Walking through the campus at The Ohio State University Wexner Medical Center, you may come across “Stop the Bleed” kits. Inside you’ll find tools to help control bleeding on yourself or someone else until help arrives. Those tools include a tourniquet.
A dozen kits were purchased in 2020 and some are available in hallways next to AED kits. Those kits can be used to help someone suffering from a heart-related medical crisis.
“At the medical center and out in the community we’re trying to give people awareness on how to use a tourniquet,” said Dr. Nicholas Kman, professor of emergency medicine at The Ohio State University Wexner Medical Center.
He said this is a skill that could save someone’s life.
“If somebody has life-threatening bleeding, they can bleed out quickly,” he said. “In as little as three minutes.”
Dr. Kman recently offered a “Stop the Bleed” certification course for medical students. The idea is anyone can learn how to apply a tourniquet correctly, and then they can go on to teach more people in their community. He said for example he’s already offered “Stop the Bleed” training for school resource officers.

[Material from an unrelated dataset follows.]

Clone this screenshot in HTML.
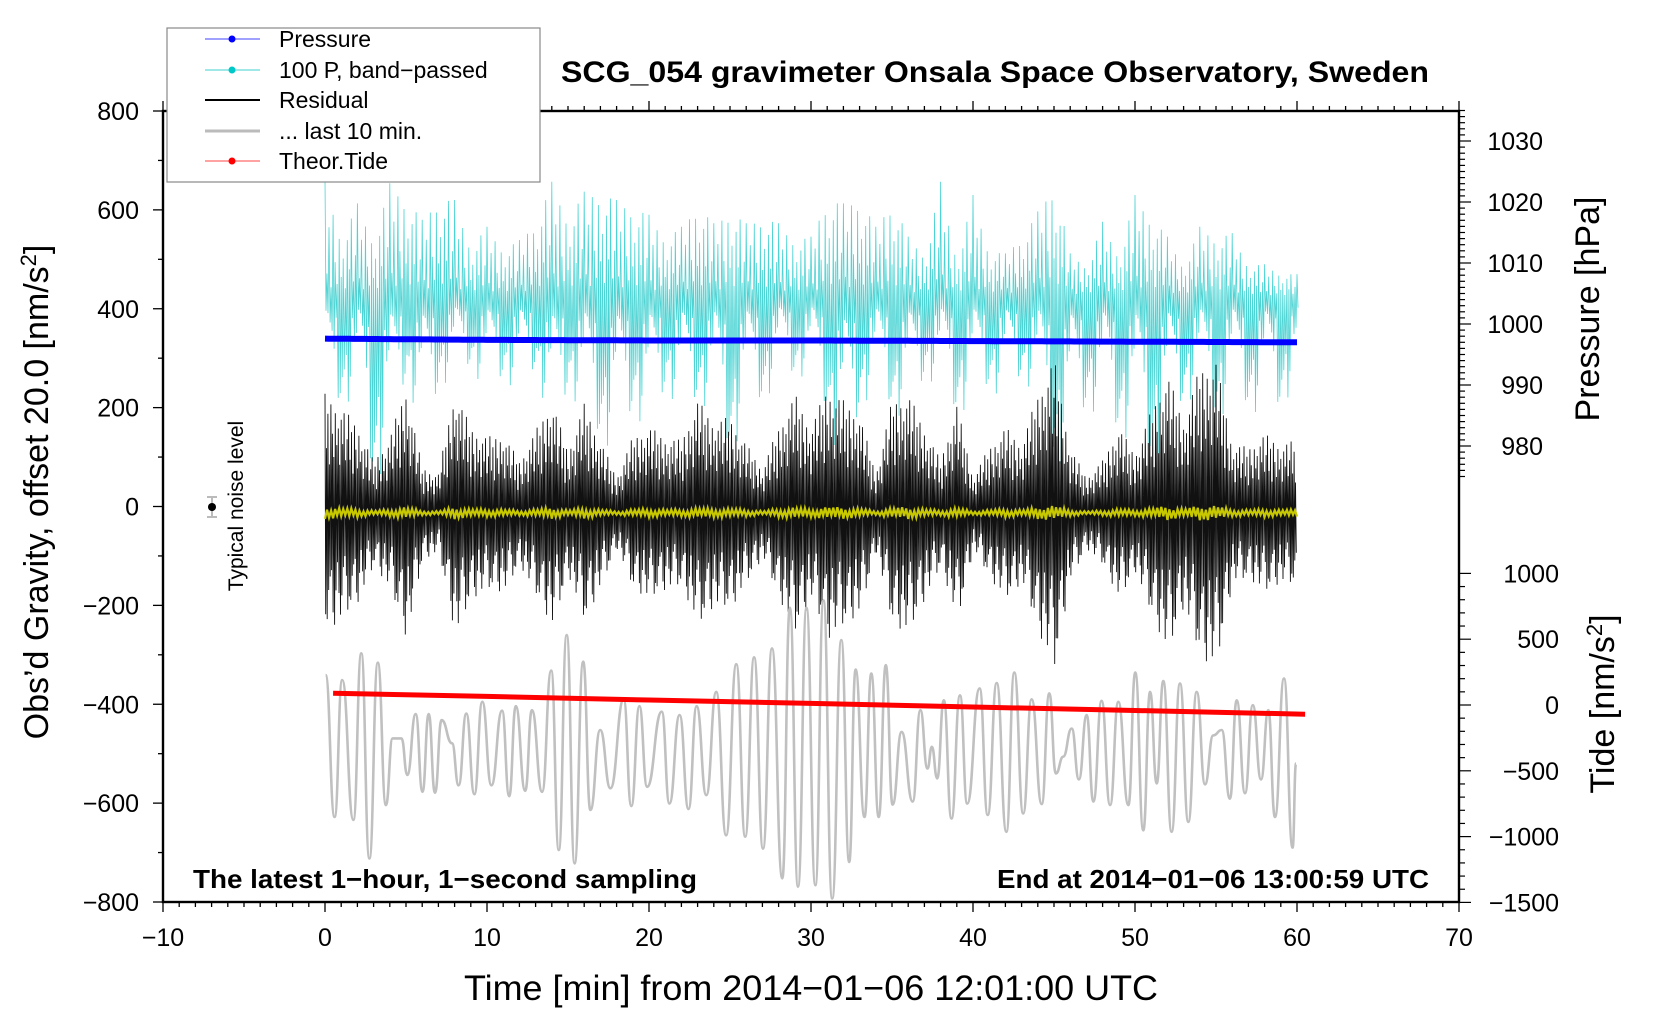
<!DOCTYPE html>
<html><head><meta charset="utf-8"><style>
html,body{margin:0;padding:0;background:#fff}
svg{display:block;font-family:"Liberation Sans",Arial,sans-serif}
</style></head><body>
<svg id="chart" width="1660" height="1020" viewBox="0 0 1660 1020" xmlns="http://www.w3.org/2000/svg">
<g id="plot"></g>
<g id="axes"></g>
<text x="995" y="82" font-size="30" font-weight="bold" text-anchor="middle" textLength="868" lengthAdjust="spacingAndGlyphs">SCG_054 gravimeter Onsala Space Observatory, Sweden</text>
<text x="193" y="888" font-size="26" font-weight="bold" textLength="504" lengthAdjust="spacingAndGlyphs">The latest 1−hour, 1−second sampling</text>
<text x="1429" y="888" font-size="26" font-weight="bold" text-anchor="end" textLength="432" lengthAdjust="spacingAndGlyphs">End at 2014−01−06 13:00:59 UTC</text>
<text x="811" y="1000" font-size="35" text-anchor="middle" textLength="694" lengthAdjust="spacingAndGlyphs">Time [min] from 2014−01−06 12:01:00 UTC</text>
<text transform="translate(48,492) rotate(-90)" font-size="34" text-anchor="middle">Obs’d Gravity, offset 20.0 [nm/s<tspan font-size="22" dy="-12">2</tspan><tspan dy="12">]</tspan></text>
<text transform="translate(1599,309) rotate(-90)" font-size="34" text-anchor="middle">Pressure [hPa]</text>
<text transform="translate(1614,704) rotate(-90)" font-size="34" text-anchor="middle">Tide [nm/s<tspan font-size="22" dy="-12">2</tspan><tspan dy="12">]</tspan></text>
<g>
<line x1="212" y1="497" x2="212" y2="517" stroke="#bbb" stroke-width="2"/>
<line x1="207" y1="497" x2="217" y2="497" stroke="#bbb" stroke-width="2"/>
<line x1="207" y1="517" x2="217" y2="517" stroke="#bbb" stroke-width="2"/>
<circle cx="212" cy="507" r="4" fill="#000"/>
<text transform="translate(243,506) rotate(-90)" font-size="21" text-anchor="middle">Typical noise level</text>
</g>
<g>
<rect x="167" y="28" width="373" height="154" fill="#fff" stroke="#888" stroke-width="1.2"/>
<g><line x1="205" y1="39" x2="260" y2="39" stroke="#4040ff" stroke-width="1"/><circle cx="232" cy="39" r="3.5" fill="#00f"/><text x="279" y="47" font-size="23">Pressure</text></g>
<g><line x1="205" y1="70" x2="260" y2="70" stroke="#40d0d0" stroke-width="1"/><circle cx="232" cy="70" r="3.5" fill="#00c8c8"/><text x="279" y="78" font-size="23">100 P, band−passed</text></g>
<g><line x1="205" y1="100" x2="260" y2="100" stroke="#000" stroke-width="2"/><text x="279" y="108" font-size="23">Residual</text></g>
<g><line x1="205" y1="131" x2="260" y2="131" stroke="#bbb" stroke-width="3"/><text x="279" y="139" font-size="23">... last 10 min.</text></g>
<g><line x1="205" y1="161" x2="260" y2="161" stroke="#f44" stroke-width="1"/><circle cx="232" cy="161" r="3.5" fill="#f00"/><text x="279" y="169" font-size="23">Theor.Tide</text></g>
</g>
</svg>
<script>
// ---- data ----
const residualMinutes = [0,1,2,3,4,5,6,7,8,9,10,11,12,13,14,15,16,17,18,19,20,21,22,23,24,25,26,27,28,29,30,31,32,33,34,35,36,37,38,39,40,41,42,43,44,45,46,47,48,49,50,51,52,53,54,55,56,57,58,59,60];
const residualEnvelope = [241,214,180,106,154,255,93,80,248,174,154,160,106,167,228,127,221,147,73,154,174,154,147,228,187,194,140,90,174,241,174,255,228,201,80,228,241,174,106,221,73,133,174,140,241,315,133,73,106,174,120,207,282,187,295,309,140,133,160,140,147];
const residualCenter = -13;
const cyanHigh = [661,566,613,560,654,657,580,657,620,546,566,539,539,600,657,613,637,671,620,637,590,566,566,640,573,627,573,613,573,560,546,654,613,657,566,650,546,526,657,519,630,533,512,566,597,691,512,499,576,526,630,613,546,499,566,566,553,500,490,480,470];
const cyanLow = [209,202,229,20,142,263,121,243,263,283,216,263,216,283,115,243,162,128,115,195,135,243,175,216,182,94,195,209,263,263,263,175,40,202,236,189,175,263,236,175,229,236,216,263,209,61,128,202,175,142,135,74,162,209,229,162,229,189,195,195,263];
const cyanMid = 420;
const greyTimes = [0.04,0.59,1.06,1.75,2.24,2.74,3.26,3.76,4.17,4.72,5.08,5.6,6.02,6.4,6.79,7.2,7.84,8.25,8.72,9.22,9.71,10.27,10.93,11.37,11.78,12.36,12.77,13.4,13.96,14.43,14.92,15.41,15.94,16.38,16.99,17.62,18.44,18.91,19.41,19.88,20.79,21.26,21.89,22.44,22.94,23.54,24.15,24.76,25.39,25.94,26.49,27.04,27.59,28.23,28.7,29.2,29.72,30.27,30.77,31.31,31.87,32.36,32.75,33.3,33.72,34.18,34.62,35.04,35.59,36.28,36.75,37.19,37.46,37.79,38.2,38.67,39.2,39.64,40.41,40.91,41.46,42.06,42.55,43.1,43.62,44.24,44.71,45.12,45.57,46.09,46.54,47.02,47.43,47.94,48.46,48.97,49.59,50.02,50.51,50.93,51.34,51.75,52.26,52.78,53.29,53.81,54.32,54.83,55.35,55.86,56.28,56.79,57.27,57.78,58.23,58.64,59.2,59.73,59.94];
const greyValues = [-341,-628,-351,-634,-297,-712,-316,-604,-469,-469,-543,-420,-577,-420,-579,-432,-479,-564,-419,-582,-395,-564,-413,-586,-404,-575,-412,-577,-332,-695,-260,-722,-314,-614,-452,-570,-390,-606,-404,-567,-415,-601,-422,-612,-404,-584,-375,-665,-319,-668,-305,-692,-287,-752,-205,-769,-205,-766,-190,-793,-270,-719,-330,-628,-338,-628,-321,-603,-456,-597,-412,-530,-486,-550,-392,-631,-382,-601,-368,-624,-357,-658,-336,-621,-390,-602,-378,-540,-506,-449,-552,-422,-597,-393,-604,-395,-604,-336,-655,-375,-560,-353,-658,-358,-638,-375,-562,-463,-452,-591,-392,-580,-402,-552,-412,-628,-348,-690,-520];
const pressureTimes = [0,10,20,30,40,50,60];
const pressureValues = [997.6,997.4,997.3,997.3,997.2,997.1,997.0];
const tideTimes = [0.5,10,20,30,40,50,60.5];
const tideValues = [90,65,38,12,-15,-42,-70];
const xTicks = [-10,0,10,20,30,40,50,60,70];
const yTicks = [800,600,400,200,0,-200,-400,-600,-800];
const pressureTicks = [1030,1020,1010,1000,990,980];
const tideTicks = [1000,500,0,-500,-1000,-1500];

// ---- scales ----
const X0=163, X1=1459, Y0=111, Y1=902;
const xs = t => X0 + (t+10)/80*(X1-X0);
const ys = v => Y0 + (800-v)/1600*(Y1-Y0);
const yp = p => 141 + (1030-p)*6.1;
const yt = v => 705 - v/500*65.8;
const NS="http://www.w3.org/2000/svg";
const plot=document.getElementById('plot'), axes=document.getElementById('axes');
function mk(tag,attrs,parent){const e=document.createElementNS(NS,tag);for(const k in attrs)e.setAttribute(k,attrs[k]);parent.appendChild(e);return e;}
function interp(ts,vs,t){if(t<=ts[0])return vs[0];for(let i=1;i<ts.length;i++){if(t<=ts[i]){const f=(t-ts[i-1])/(ts[i]-ts[i-1]);return vs[i-1]+f*(vs[i]-vs[i-1]);}}return vs[vs.length-1];}
const tex=[1,0.55,0.85,0.42,0.95,0.7,0.5,0.9,0.62,0.78,0.45,0.88,0.66,0.97,0.52,0.74];

// cyan band-passed
{let d='';const N=8;let k=0;
for(let t=0;t<=60;t+=1/N){const hi=interp(residualMinutes,cyanHigh,t),lo=interp(residualMinutes,cyanLow,t);
 const f=tex[k%tex.length], g=tex[(k*7+3)%tex.length];
 const vt=cyanMid+(hi-cyanMid)*Math.pow(f,2.5), vb=cyanMid-(cyanMid-lo)*Math.pow(g,2.5);
 d+=(k?'L':'M')+xs(t).toFixed(1)+','+ys(vt).toFixed(1)+'L'+xs(t+0.5/N).toFixed(1)+','+ys(vb).toFixed(1);k++;}
const p=mk('path',{d:d,fill:'none',stroke:'#20c8c8','stroke-width':0.8,'stroke-opacity':0.8},plot);

}

// pressure
{let d='';for(let t=0;t<=60;t+=0.25){const v=interp(pressureTimes,pressureValues,t);d+=(d?'L':'M')+xs(t).toFixed(1)+','+yp(v).toFixed(1);}
const p=mk('path',{d:d,fill:'none',stroke:'#0000ff','stroke-width':6},plot);

}

// residual
{let d='';const N=11;let k=0;
for(let t=0;t<=60;t+=1/N){const a=interp(residualMinutes,residualEnvelope,t);
 const f=tex[k%tex.length], g=tex[(k*5+2)%tex.length];
 d+=(k?'L':'M')+xs(t).toFixed(1)+','+ys(residualCenter+a*f).toFixed(1)+'L'+xs(t+0.5/N).toFixed(1)+','+ys(residualCenter-a*g).toFixed(1);k++;}
const p=mk('path',{d:d,fill:'none',stroke:'#111','stroke-width':0.9},plot);

}

// yellow smoothed residual
{let d='';let k=0;for(let t=0;t<=60;t+=0.125){const a=interp(residualMinutes,residualEnvelope,t)*0.05;const s=(k%2?1:-1)*a*tex[k%tex.length];
 d+=(k?'L':'M')+xs(t).toFixed(1)+','+ys(residualCenter+s).toFixed(1);k++;}
const p=mk('path',{d:d,fill:'none',stroke:'#c8c800','stroke-width':2.2},plot);

}

// grey last 10 min
{let d='M'+xs(greyTimes[0]).toFixed(1)+','+ys(greyValues[0]).toFixed(1);
for(let i=1;i<greyTimes.length;i++){const xa=xs(greyTimes[i-1]),xb=xs(greyTimes[i]),ya=ys(greyValues[i-1]),yb=ys(greyValues[i]);const h=(xb-xa)/2;
 d+='C'+(xa+h).toFixed(1)+','+ya.toFixed(1)+' '+(xb-h).toFixed(1)+','+yb.toFixed(1)+' '+xb.toFixed(1)+','+yb.toFixed(1);}
const p=mk('path',{d:d,fill:'none',stroke:'#c0c0c0','stroke-width':2.6},plot);

}

// tide
{let d='';tideTimes.forEach((t,i)=>{d+=(i?'L':'M')+xs(t).toFixed(1)+','+yt(tideValues[i]).toFixed(1);});
const p=mk('path',{d:d,fill:'none',stroke:'#ff0000','stroke-width':5},plot);

}

// ---- axes ----
const frame=mk('rect',{x:X0,y:Y0,width:X1-X0,height:Y1-Y0,fill:'none',stroke:'#000','stroke-width':2.4},axes);


for(let t=-10;t<=70;t++){const x=xs(t),L=(t%10===0)?10:5;
 mk('line',{x1:x,y1:Y1,x2:x,y2:Y1+L,stroke:'#000','stroke-width':1.3},axes);
 mk('line',{x1:x,y1:Y0,x2:x,y2:Y0-L,stroke:'#000','stroke-width':1.3},axes);}
xTicks.forEach(t=>{const e=mk('text',{x:xs(t),y:946,'font-size':25,'text-anchor':'middle'},axes);e.textContent=(t<0?'−':'')+Math.abs(t);
 
 });
for(let v=-800;v<=800;v+=100){const y=ys(v),L=(v%200===0)?10:5;mk('line',{x1:X0,y1:y,x2:X0-L,y2:y,stroke:'#000','stroke-width':1.3},axes);}
yTicks.forEach(v=>{const e=mk('text',{x:139,y:ys(v)+9,'font-size':25,'text-anchor':'end'},axes);e.textContent=(v<0?'−':'')+Math.abs(v);
 
 });
for(let p=1035;p>=975;p--){const y=yp(p),L=(p%10===0)?12:6;mk('line',{x1:X1,y1:y,x2:X1+L,y2:y,stroke:'#000','stroke-width':1.2},axes);}
pressureTicks.forEach(p=>{const e=mk('text',{x:1543,y:yp(p)+9,'font-size':25,'text-anchor':'end'},axes);e.textContent=p;
 
 });
for(let v=-1500;v<=1000;v+=100){const y=yt(v),L=(v%500===0)?12:6;mk('line',{x1:X1,y1:y,x2:X1+L,y2:y,stroke:'#000','stroke-width':1.2},axes);}
tideTicks.forEach(v=>{const e=mk('text',{x:1559,y:yt(v)+9,'font-size':25,'text-anchor':'end'},axes);e.textContent=(v<0?'−':'')+Math.abs(v);
 
 });
</script>
</body></html>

He said these kits should be readily available in places where a lot of people can be at once, like the airport for example.
“[Tourniquets] are very effective when applied quickly,” said Dr. Kman. “And it doesn’t take a ton of training.”
Dr. Kman said when he started to give this course, he used to have to take time to explain the relevance of knowing this skill. However, he points to the 2017 mass shooting at a country concert in Las Vegas as an example.
“The first people to respond and render aid were the concert-goers,” he said.
Lindy Martz, a nurse, took the training and is now helping others learn. When thinking about learning how to use a tourniquet, like learning how to do CPR, Martz shared how she feels about that.
“As a mom of three kids, a little frightened but as a nurse, it makes me feel empowered and prepared,” she said. “Prepared to go out and teach my family, individuals in the community, and empowered to hopefully save someone’s life as needed.”